At that moment, I grew up a little. For probably the first time in my life I looked across the table at this woman I had known my whole life and really saw her. Not as grandma, not as Dad's mom, not as the family caricature we all had so much fun with, but as a woman, a fellow traveler. I knew well the heartbreak of feeling like doing the right thing--specifically going through the temple--was taking you farther away from the people you loved. How much more heartbroken would I feel, I thought, if it were my husband that taking that step moved me away from?
I have watched the transformation in my grandma the last decade. Her temper (and general demeanor) has calmed. She makes judgments a bit more slowly and reflectively. She is good-humored about her own faults (which she is more aware of than most give her credit for). Some probably write it off to the tempering of old age (she turned 80 last year). But I am confident that much of it is having a companion who she feels cherished by. Its that many more years to grow closer to the Savior (that's what the "tempering of old age" is for many people, after all).
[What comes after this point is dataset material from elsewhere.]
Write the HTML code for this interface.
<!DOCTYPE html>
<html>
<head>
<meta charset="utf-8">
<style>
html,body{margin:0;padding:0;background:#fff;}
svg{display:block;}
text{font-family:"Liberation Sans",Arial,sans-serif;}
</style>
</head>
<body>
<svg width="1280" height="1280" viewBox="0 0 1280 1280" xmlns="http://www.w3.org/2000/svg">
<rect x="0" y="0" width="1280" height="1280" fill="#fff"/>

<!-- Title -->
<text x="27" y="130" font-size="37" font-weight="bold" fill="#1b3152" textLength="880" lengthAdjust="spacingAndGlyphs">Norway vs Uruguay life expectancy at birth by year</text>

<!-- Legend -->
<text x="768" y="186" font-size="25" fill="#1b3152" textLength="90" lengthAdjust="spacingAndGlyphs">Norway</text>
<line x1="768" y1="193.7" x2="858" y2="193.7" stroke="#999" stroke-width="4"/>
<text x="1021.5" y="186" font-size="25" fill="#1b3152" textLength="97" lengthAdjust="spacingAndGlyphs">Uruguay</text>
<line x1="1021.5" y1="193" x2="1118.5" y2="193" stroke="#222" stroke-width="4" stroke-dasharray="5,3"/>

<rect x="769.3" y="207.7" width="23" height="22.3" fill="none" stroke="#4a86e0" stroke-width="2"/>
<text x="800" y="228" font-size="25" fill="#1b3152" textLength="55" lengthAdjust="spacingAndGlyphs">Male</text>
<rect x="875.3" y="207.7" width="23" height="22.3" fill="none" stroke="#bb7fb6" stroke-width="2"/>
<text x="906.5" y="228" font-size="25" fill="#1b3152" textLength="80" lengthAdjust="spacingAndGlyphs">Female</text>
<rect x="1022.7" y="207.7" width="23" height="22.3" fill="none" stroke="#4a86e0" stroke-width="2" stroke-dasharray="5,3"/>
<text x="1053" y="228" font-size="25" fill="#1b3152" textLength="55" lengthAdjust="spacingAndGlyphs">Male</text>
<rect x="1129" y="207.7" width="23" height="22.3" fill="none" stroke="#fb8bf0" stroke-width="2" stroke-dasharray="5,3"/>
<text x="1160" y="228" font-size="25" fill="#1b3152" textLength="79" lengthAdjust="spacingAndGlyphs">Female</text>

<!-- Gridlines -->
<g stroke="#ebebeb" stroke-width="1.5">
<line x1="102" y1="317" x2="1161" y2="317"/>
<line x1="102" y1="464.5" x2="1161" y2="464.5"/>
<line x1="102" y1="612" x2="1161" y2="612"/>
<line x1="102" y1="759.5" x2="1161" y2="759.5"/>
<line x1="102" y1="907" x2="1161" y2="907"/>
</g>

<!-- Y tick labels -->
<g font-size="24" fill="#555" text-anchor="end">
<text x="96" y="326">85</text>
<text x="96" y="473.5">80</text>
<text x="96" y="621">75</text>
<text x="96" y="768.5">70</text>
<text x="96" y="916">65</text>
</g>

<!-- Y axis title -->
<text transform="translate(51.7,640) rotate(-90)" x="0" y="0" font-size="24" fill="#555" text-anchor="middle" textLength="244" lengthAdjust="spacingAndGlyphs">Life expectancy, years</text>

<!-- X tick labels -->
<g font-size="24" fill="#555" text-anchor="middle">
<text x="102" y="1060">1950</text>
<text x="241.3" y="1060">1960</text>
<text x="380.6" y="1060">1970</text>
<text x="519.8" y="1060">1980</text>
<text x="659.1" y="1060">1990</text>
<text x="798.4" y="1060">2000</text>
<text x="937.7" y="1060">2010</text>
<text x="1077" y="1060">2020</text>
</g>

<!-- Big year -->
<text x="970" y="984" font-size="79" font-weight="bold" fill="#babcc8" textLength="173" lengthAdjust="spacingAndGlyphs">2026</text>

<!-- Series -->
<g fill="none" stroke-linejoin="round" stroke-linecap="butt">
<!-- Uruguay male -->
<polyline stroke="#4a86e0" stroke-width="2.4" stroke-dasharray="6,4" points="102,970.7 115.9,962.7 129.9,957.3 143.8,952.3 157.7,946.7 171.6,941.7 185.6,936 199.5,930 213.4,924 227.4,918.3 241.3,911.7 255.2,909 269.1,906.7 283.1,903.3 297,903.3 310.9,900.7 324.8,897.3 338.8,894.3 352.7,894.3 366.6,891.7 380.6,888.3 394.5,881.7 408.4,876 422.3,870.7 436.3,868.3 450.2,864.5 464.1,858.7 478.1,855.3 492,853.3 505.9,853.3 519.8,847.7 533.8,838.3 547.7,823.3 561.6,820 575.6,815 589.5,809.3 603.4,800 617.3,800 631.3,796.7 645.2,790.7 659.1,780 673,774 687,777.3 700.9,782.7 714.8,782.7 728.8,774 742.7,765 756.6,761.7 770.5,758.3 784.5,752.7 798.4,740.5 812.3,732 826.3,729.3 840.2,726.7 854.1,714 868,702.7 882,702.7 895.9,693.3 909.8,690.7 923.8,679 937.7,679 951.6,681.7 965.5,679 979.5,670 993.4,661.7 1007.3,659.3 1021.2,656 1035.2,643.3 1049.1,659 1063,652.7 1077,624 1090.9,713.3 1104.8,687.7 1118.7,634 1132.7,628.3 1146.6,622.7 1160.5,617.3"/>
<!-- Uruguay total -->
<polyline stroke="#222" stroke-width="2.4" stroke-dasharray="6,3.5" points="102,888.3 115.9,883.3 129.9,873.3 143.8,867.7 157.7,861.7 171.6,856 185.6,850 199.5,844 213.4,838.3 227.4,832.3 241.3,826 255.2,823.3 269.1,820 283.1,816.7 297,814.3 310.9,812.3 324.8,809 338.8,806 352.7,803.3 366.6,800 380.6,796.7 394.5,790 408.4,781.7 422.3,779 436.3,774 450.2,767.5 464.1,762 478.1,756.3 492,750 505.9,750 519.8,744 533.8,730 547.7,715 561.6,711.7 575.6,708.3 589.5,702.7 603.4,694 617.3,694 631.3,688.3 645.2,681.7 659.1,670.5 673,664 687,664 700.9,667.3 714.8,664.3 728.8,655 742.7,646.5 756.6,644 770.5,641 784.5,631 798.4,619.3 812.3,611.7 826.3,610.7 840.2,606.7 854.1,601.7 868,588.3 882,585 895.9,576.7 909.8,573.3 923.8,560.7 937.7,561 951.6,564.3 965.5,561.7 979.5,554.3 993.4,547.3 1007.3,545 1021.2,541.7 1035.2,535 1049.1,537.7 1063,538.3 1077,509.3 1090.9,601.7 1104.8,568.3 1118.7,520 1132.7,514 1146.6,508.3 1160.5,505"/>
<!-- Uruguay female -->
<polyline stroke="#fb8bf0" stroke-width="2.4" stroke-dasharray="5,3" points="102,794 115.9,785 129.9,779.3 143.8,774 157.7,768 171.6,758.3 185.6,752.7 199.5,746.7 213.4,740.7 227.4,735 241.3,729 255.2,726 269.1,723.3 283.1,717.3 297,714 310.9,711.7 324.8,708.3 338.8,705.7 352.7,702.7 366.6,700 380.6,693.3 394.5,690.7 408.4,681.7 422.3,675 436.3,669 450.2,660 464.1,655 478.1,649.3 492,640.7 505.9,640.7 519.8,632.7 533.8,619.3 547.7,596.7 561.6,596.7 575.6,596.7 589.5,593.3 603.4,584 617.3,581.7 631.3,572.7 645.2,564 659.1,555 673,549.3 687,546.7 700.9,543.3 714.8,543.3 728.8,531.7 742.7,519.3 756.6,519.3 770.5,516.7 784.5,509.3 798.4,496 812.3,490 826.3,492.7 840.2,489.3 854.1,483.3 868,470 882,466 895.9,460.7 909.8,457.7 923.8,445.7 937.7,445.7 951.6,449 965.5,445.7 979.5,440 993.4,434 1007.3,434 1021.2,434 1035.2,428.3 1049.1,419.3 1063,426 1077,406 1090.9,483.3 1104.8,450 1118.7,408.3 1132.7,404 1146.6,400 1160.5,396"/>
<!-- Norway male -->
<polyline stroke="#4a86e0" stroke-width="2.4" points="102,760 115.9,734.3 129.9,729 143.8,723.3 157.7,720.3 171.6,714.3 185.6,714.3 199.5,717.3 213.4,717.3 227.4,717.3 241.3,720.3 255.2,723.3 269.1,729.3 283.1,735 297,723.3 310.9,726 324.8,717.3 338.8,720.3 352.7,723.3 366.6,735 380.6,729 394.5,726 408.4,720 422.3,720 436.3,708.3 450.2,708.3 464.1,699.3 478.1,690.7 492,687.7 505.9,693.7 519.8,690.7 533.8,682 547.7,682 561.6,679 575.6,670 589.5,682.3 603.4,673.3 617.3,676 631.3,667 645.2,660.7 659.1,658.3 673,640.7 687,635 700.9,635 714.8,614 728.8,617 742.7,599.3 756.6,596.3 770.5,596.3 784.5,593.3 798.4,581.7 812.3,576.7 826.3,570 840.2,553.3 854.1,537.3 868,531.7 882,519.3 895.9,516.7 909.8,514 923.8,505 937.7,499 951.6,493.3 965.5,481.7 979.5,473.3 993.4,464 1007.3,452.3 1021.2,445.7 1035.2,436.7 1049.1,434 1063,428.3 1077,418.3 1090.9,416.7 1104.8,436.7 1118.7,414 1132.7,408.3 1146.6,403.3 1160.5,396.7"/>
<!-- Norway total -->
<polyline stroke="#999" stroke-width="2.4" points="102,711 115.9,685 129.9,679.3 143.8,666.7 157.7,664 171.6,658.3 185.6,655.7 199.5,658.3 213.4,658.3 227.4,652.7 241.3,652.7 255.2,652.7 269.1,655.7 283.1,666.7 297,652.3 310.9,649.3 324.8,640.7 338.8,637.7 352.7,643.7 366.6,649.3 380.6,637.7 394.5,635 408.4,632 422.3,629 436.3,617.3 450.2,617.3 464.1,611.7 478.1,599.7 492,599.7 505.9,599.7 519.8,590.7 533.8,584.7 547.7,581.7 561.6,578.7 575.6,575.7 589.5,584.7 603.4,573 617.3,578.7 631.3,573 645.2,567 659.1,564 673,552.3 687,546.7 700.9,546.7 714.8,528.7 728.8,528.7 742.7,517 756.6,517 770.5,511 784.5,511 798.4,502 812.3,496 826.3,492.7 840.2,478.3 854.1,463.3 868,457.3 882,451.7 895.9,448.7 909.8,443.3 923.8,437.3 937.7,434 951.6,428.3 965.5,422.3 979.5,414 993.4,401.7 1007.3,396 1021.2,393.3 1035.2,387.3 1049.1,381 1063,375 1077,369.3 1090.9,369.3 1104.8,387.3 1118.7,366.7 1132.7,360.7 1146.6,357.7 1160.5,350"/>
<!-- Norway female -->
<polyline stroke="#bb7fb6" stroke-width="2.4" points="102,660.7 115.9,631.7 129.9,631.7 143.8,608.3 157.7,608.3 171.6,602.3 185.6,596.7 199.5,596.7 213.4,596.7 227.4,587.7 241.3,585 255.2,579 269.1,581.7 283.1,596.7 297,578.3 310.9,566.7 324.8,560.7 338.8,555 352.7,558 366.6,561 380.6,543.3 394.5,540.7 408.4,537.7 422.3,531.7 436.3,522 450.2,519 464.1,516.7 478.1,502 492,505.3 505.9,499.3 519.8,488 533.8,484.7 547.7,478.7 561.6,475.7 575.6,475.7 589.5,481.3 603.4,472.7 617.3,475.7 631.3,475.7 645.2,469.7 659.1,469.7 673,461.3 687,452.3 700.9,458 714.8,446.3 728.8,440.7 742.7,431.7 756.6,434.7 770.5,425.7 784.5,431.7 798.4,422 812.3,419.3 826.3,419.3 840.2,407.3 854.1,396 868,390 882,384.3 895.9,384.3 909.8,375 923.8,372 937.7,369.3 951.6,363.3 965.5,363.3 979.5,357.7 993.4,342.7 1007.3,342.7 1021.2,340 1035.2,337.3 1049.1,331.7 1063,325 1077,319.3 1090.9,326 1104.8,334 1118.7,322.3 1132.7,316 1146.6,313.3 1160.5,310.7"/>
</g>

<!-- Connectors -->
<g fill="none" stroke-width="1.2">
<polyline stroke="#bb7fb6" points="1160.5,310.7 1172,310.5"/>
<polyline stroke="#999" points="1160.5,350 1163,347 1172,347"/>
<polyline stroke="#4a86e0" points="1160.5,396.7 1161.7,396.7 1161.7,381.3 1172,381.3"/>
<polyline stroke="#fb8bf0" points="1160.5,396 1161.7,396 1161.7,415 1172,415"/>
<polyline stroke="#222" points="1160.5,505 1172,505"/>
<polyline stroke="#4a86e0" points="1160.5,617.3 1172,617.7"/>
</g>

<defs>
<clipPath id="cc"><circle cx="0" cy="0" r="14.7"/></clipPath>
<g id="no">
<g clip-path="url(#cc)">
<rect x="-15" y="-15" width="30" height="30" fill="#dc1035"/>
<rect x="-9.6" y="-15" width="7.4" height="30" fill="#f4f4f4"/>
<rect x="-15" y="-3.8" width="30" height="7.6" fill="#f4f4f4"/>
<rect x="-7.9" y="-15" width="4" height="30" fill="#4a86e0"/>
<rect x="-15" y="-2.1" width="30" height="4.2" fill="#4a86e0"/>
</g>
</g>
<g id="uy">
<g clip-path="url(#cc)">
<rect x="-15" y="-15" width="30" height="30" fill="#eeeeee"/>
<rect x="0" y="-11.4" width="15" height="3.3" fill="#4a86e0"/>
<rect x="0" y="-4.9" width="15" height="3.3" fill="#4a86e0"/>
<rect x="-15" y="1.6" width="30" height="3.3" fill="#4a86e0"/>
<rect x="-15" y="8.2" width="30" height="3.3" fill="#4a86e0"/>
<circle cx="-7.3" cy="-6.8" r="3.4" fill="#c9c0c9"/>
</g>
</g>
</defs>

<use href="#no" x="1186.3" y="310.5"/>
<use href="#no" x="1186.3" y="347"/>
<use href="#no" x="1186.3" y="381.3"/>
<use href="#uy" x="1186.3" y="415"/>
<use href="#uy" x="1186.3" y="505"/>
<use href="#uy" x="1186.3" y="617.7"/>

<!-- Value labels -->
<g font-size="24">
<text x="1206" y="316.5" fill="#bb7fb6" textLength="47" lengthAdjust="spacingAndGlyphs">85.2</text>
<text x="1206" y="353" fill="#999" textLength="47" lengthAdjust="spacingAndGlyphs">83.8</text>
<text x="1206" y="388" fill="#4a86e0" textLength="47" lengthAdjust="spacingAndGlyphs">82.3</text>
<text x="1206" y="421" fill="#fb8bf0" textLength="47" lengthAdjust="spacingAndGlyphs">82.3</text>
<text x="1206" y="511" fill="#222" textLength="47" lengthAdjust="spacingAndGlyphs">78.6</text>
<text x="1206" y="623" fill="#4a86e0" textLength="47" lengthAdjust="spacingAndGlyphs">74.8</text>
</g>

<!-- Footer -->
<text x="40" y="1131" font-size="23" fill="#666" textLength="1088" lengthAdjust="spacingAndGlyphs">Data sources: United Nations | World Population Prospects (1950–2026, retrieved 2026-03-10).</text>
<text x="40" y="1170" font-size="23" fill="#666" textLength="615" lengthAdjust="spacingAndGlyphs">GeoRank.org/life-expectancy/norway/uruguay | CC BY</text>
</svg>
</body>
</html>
It has been my privilege and delight to have many long, meaningful conversations with her both in person and over the phone about the Gospel, family and everything that matters the last several years. It continues to amaze me how much she understands and how well she understands it. Because her grasp of eloquent language is lacking, because she doesn't have the ability to articulate things the way most of her kids can, I don't think she gets the credit she deserves for what she knows and understands. But her grasp of eternal truths and principles is better than most I know. Hopefully she has a good long time left here on this earth, but I will miss her when she's gone. And when my own time comes to lay this mortal by, I will be proud to have her be one of those who comes to help guide me home.